At a recent press conference in Washington, D.C,, Radwan Ziadeh, who is also a Visiting Scholar at The Institute for Middle East Studies at the George Washington University’s Elliot School of International Affairs, acknowledged the lack of unity among Assad’s opponents. “It’s not easy,” he said, “to come up with a united opposition after 47 years of dictatorship. But even though the Syrian opposition does not have a united leadership, they do have a united agenda: a free Syria, for all Syrians.”

Fears of Civil War

Ziadeh also addressed concerns about religious, ethnic and sectarian divisions. In a meeting with U.S. Secretary of State Hilary Clinton and other diplomatic officials he stressed that the new Syria will be politically, ethnically and religiously inclusive. “We don’t want anybody to be excluded by the transition.”

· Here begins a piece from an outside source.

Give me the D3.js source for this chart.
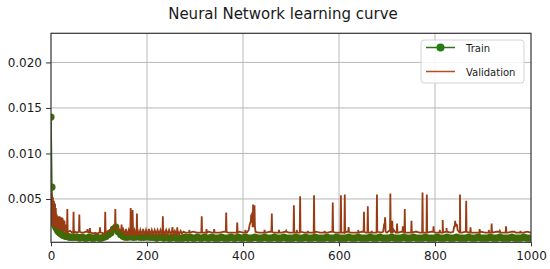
<!DOCTYPE html>
<meta charset="utf-8">
<style>
body { margin: 0; background: #fff; }
text { font-family: "DejaVu Sans", sans-serif; fill: #1a1a1a; }
.grid line { stroke: #b8b8b8; stroke-width: 1; }
.axis path { display: none; }
.axis line { stroke: #333; }
.axis text { font-size: 12px; }
</style>
<svg width="550" height="269"></svg>
<script src="https://d3js.org/d3.v7.min.js"></script>
<script>
// train loss: first epochs listed one by one, then one value every 5 epochs from 50
var trainHead = [[0,0.0140],[2,0.0063],[3,0.0042],[4,0.0033],[5,0.0029],[6,0.0026],[7,0.0024],[8,0.0021],[10,0.0019],
  [12,0.0017],[14,0.0015],[16,0.0014],[18,0.0013],[20,0.0012],[23,0.0011],[26,0.0010],[30,0.0009],[34,0.0009],
  [38,0.0008],[42,0.0008],[46,0.0008]];
var trainTail = [
  .0008,.0008,.0007,.0008,.0007,.0007,.0008,.0007,.0007,.0008,.0007,.0007,.0008,.0009,
  .0011,.0013,.0017,.0019,.0014,.0011,
  .0009,.0008,.0008,.0009,.0008,.0008,.0009,.0008,.0008,.0008,.0009,.0008,.0008,.0008,.0007,.0008,.0008,.0007,.0008,.0007,.0007,.0008,.0007,.0007,.0007,.0007,
  .0008,.0007,.0008,.0007,.0007,.0008,.0007,.0007,.0008,.0007,
  .0007,.0008,.0007,.0007,.0007,.0008,.0007,.0007,.0007,.0008,
  .0007,.0007,.0008,.0007,.0007,.0008,.0007,.0007,.0007,.0008,
  .0007,.0007,.0007,.0008,.0007,.0007,.0007,.0008,.0007,.0007,
  .0007,.0008,.0007,.0007,.0007,.0007,.0008,.0007,.0007,.0007,
  .0008,.0007,.0007,.0007,.0008,.0007,.0007,.0007,.0007,.0008,
  .0007,.0007,.0007,.0008,.0007,.0007,.0007,.0007,.0008,.0007,
  .0007,.0007,.0008,.0007,.0007,.0007,.0007,.0008,.0007,.0007,
  .0007,.0008,.0007,.0007,.0007,.0007,.0008,.0007,.0007,.0007,
  .0007,.0008,.0007,.0007,.0007,.0008,.0007,.0007,.0007,.0007,
  .0008,.0007,.0007,.0007,.0007,.0008,.0007,.0007,.0007,.0008,
  .0007,.0007,.0007,.0008,.0007,.0007,.0007,.0007,.0008,.0007,
  .0007,.0007,.0008,.0007,.0007,.0007,.0007,.0008,.0007,.0007,
  .0007,.0008,.0007,.0007,.0007,.0007,.0008,.0007,.0007,.0007,
  .0007,.0008,.0007,.0007,.0007];

// validation loss: base level [epoch, value]
var valBase = [[0,.0057],[1,.0022],[2,.0055],[3,.0021],[4,.0052],[5,.0020],[6,.0048],[7,.0019],[8,.0045],[9,.0019],
  [10,.0040],[11,.0018],[12,.0033],[13,.0017],[14,.0031],[15,.0017],[16,.0031],[17,.0016],[18,.0031],[19,.0016],
  [20,.0030],[21,.0016],[22,.0030],[23,.0015],[24,.0029],[25,.0015],[26,.0027],[27,.0014],[28,.0026],[29,.0014],
  [30,.0022],[31,.0013],[32,.0019],[33,.0013],
  [36,.0014],[40,.0015],[44,.0013],[50,.0014],[54,.0013],[58,.0014],[64,.0013],[68,.0013],[72,.0014],[78,.0013],
  [84,.0013],[88,.0012],[92,.0013],[96,.0012],[100,.0013],[106,.0013],[110,.0012],[116,.0014],[120,.0015],[124,.0016],
  [128,.0017],[132,.0018],[138,.0017],[142,.0016],[146,.0015],
  [150,.0017],[153,.0010],[156,.0017],[159,.0010],[162,.0016],[165,.0010],[168,.0017],[171,.0010],[174,.0016],[177,.0010],
  [180,.0017],[183,.0010],[186,.0016],[189,.0010],[192,.0017],[195,.0010],[198,.0016],[201,.0010],[204,.0017],[207,.0010],
  [210,.0016],[213,.0011],[216,.0016],[219,.0011],[222,.0016],[225,.0011],[228,.0016],[231,.0011],[234,.0016],[237,.0011],
  [240,.0016],[243,.0011],[246,.0016],[249,.0011],[252,.0015],[255,.0011],[258,.0015],[261,.0011],[264,.0015],[267,.0011],
  [270,.0015],[273,.0012],[276,.0014],
  [280,.0013],[288,.0013],[296,.0014],[304,.0013],[312,.0013],[320,.0013],[328,.0014],[336,.0013],[344,.0013],[352,.0013],
  [360,.0014],[368,.0013],[376,.0013],[384,.0013],[392,.0014],[400,.0013],[408,.0013],[412,.0016],[414,.0022],[416,.0025],
  [420,.0020],[426,.0014],[432,.0013],[440,.0013],[448,.0013],[456,.0014],[464,.0013],[472,.0013],[480,.0013],[488,.0014],
  [496,.0013],[504,.0013],[512,.0013],[520,.0014],[528,.0013],[536,.0013],[544,.0013],[552,.0014],[560,.0013],[568,.0013],
  [576,.0013],[584,.0014],[592,.0013],[600,.0013],[608,.0013],[616,.0014],[624,.0013],[632,.0013],[640,.0013],[648,.0014],
  [656,.0013],[664,.0013],[672,.0013],[680,.0014],[688,.0013],[692,.0014],[694,.0022],[697,.0014],[700,.0013],[704,.0015],
  [708,.0013],[714,.0016],[718,.0013],[724,.0013],[730,.0014],[736,.0013],[744,.0013],[752,.0013],[760,.0014],[768,.0013],
  [776,.0013],[784,.0013],[792,.0014],[800,.0013],[808,.0013],[816,.0013],[824,.0014],[832,.0013],[838,.0014],[840,.0020],
  [843,.0022],[847,.0016],[852,.0013],[856,.0013],[864,.0014],[872,.0013],[880,.0013],[888,.0013],[896,.0014],[904,.0013],
  [912,.0013],[920,.0013],[928,.0014],[936,.0013],[944,.0013],[952,.0013],[960,.0014],[968,.0013],[976,.0013],[984,.0013],
  [992,.0014],[1000,.0013]];

// validation spikes [epoch, peak]
var valSpikes = [[34,.0039],[47,.0036],[59,.0033],[76,.0017],[81,.0018],[102,.0019],[113,.0036],[134,.0039],[147,.0022],
  [166,.0040],[170,.0038],[179,.0034],[233,.0031],[253,.0019],[263,.0019],[288,.0016],[314,.0031],[324,.0017],[340,.0017],
  [365,.0035],[388,.0024],[405,.0016],[417,.0033],[419,.0035],[421,.0044],[424,.0043],[445,.0016],[460,.0034],[475,.0016],
  [490,.0015],[506,.0043],[512,.0016],[519,.0053],[535,.0015],[548,.0054],[570,.0015],[587,.0046],[604,.0054],[612,.0055],
  [620,.0019],[640,.0016],[652,.0036],[660,.0042],[668,.0015],[679,.0055],[696,.0030],[707,.0056],[711,.0026],[721,.0023],
  [733,.0020],[737,.0039],[751,.0026],[760,.0015],[774,.0057],[783,.0055],[797,.0020],[810,.0016],[816,.0027],[824,.0018],
  [842,.0026],[845,.0020],[852,.0055],[865,.0048],[874,.0019],[893,.0017],[912,.0016],[918,.0023],[935,.0015],[948,.0020],
  [965,.0014],[978,.0015]];

var xTicks = [0, 200, 400, 600, 800, 1000];
var yTicks = [0.005, 0.010, 0.015, 0.020];

var trainColor = "#3e6a08", valColor = "#983c14";

var svg = d3.select("svg");
var pLeft = 51, pRight = 531, pTop = 33.3, pBottom = 242.3;

var x = d3.scaleLinear().domain([0, 1000]).range([pLeft, pRight]);
var y = d3.scaleLinear().domain([0.00024, 0.0232]).range([pBottom, pTop]);

// build series
var train = trainHead.concat(trainTail.map(function(v, i) { return [50 + i * 5, v]; }));

var baseAt = function(e) {
  var b = valBase[0][1];
  for (var i = 0; i < valBase.length; i++) { if (valBase[i][0] <= e) b = valBase[i][1]; }
  return b;
};
var val = valBase.slice();
valSpikes.forEach(function(s) {
  var b = baseAt(s[0]);
  val.push([s[0] - 0.8, b], [s[0], s[1]], [s[0] + 0.8, b]);
});
val.sort(function(a, b) { return a[0] - b[0]; });

// grid
var grid = svg.append("g").attr("class", "grid");
grid.selectAll("line.v").data(xTicks.slice(1, -1)).enter().append("line").attr("class", "v")
    .attr("x1", d => x(d)).attr("x2", d => x(d)).attr("y1", pTop).attr("y2", pBottom);
grid.selectAll("line.h").data(yTicks).enter().append("line").attr("class", "h")
    .attr("x1", pLeft).attr("x2", pRight).attr("y1", d => y(d)).attr("y2", d => y(d));

svg.append("clipPath").attr("id", "clip")
  .append("rect").attr("x", pLeft).attr("y", pTop).attr("width", pRight - pLeft).attr("height", pBottom - pTop);

var plot = svg.append("g").attr("clip-path", "url(#clip)");
var line = d3.line().x(d => x(d[0])).y(d => y(d[1]));

plot.append("path").datum(train)
  .attr("d", line).attr("fill", "none").attr("stroke", trainColor).attr("stroke-width", 1.5);
plot.append("g").selectAll("circle").data(train).enter().append("circle")
  .attr("cx", d => x(d[0])).attr("cy", d => y(d[1])).attr("r", 3.6).attr("fill", trainColor);

plot.append("path").datum(val)
  .attr("d", line).attr("fill", "none").attr("stroke", valColor).attr("stroke-width", 1.8);

// axes
svg.append("g").attr("class", "axis").attr("transform", "translate(0," + pBottom + ")")
  .call(d3.axisBottom(x).tickValues(xTicks).tickSize(4).tickPadding(5).tickFormat(d3.format("d")));
svg.append("g").attr("class", "axis").attr("transform", "translate(" + pLeft + ",0)")
  .call(d3.axisLeft(y).tickValues(yTicks).tickSize(5).tickPadding(4).tickFormat(d3.format(".3f")));

svg.append("rect").attr("x", pLeft).attr("y", pTop).attr("width", pRight - pLeft).attr("height", pBottom - pTop)
  .attr("fill", "none").attr("stroke", "#333").attr("stroke-width", 1.2);

// title
svg.append("text").attr("x", 283).attr("y", 19).attr("text-anchor", "middle")
  .style("font-size", "15px").text("Neural Network learning curve");

// legend
var lg = svg.append("g");
lg.append("rect").attr("x", 421).attr("y", 40).attr("width", 103).attr("height", 43).attr("rx", 3)
  .attr("fill", "#fff").attr("fill-opacity", 0.85).attr("stroke", "#d4d4d4");
lg.append("line").attr("x1", 426).attr("x2", 455).attr("y1", 47.5).attr("y2", 47.5)
  .attr("stroke", "#257a14").attr("stroke-width", 1.5);
lg.append("circle").attr("cx", 440.5).attr("cy", 47.5).attr("r", 4).attr("fill", "#257a14");
lg.append("text").attr("x", 466).attr("y", 51.5).style("font-size", "10px").text("Train");
lg.append("line").attr("x1", 426).attr("x2", 455).attr("y1", 71.5).attr("y2", 71.5)
  .attr("stroke", "#b94a1e").attr("stroke-width", 1.5);
lg.append("text").attr("x", 466).attr("y", 75.5).style("font-size", "10px").text("Validation");
</script>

Not even the Baath Party, he adds.

Still, Washington has publicly stated that it is looking for clearer signs from the opposition. The State Department said this week that U.S. Ambassador Robert Ford continues to meet with the Syrian government and the opposition on a daily basis.

“I think where we are in our discussions with the opposition,” State Department spokeswoman Victoria Nuland told reporters, “is to continue to encourage them to work together, to be unified in their message, and to come up with a clear roadmap of their own for a democratic future for Syria."

Even before Obama’s statement, the U.S. had been lobbying for the support of international allies in dealing with Syria, stressing the importance of acting collectively, rather than unilaterally. Appearing at a national security forum this week, Clinton even questioned whether any U.S. call for Assad to leave office would carry weight in the light of a history of strained relations. Responding to critics who had been saying the U.S. should have been speaking up more forcefully, she admitted that calls by other players might in fact carry more weight.

“It is not going to be any news if the United States says Assad needs to go," she said. “Okay, fine, what's next? If other people say it, if Turkey says it, if [Saudi Arabia’s] King Abdullah says it, there is no way the Assad regime can ignore it.”

Yet for now, most experts agree that Assad will most likely tighten his grip to avoid the fate of fellow autocratic Arab rulers, at least until a tipping point is reached. And as Tunisia and Egypt have already shown – and Libya perhaps soon will - tipping points do eventually come.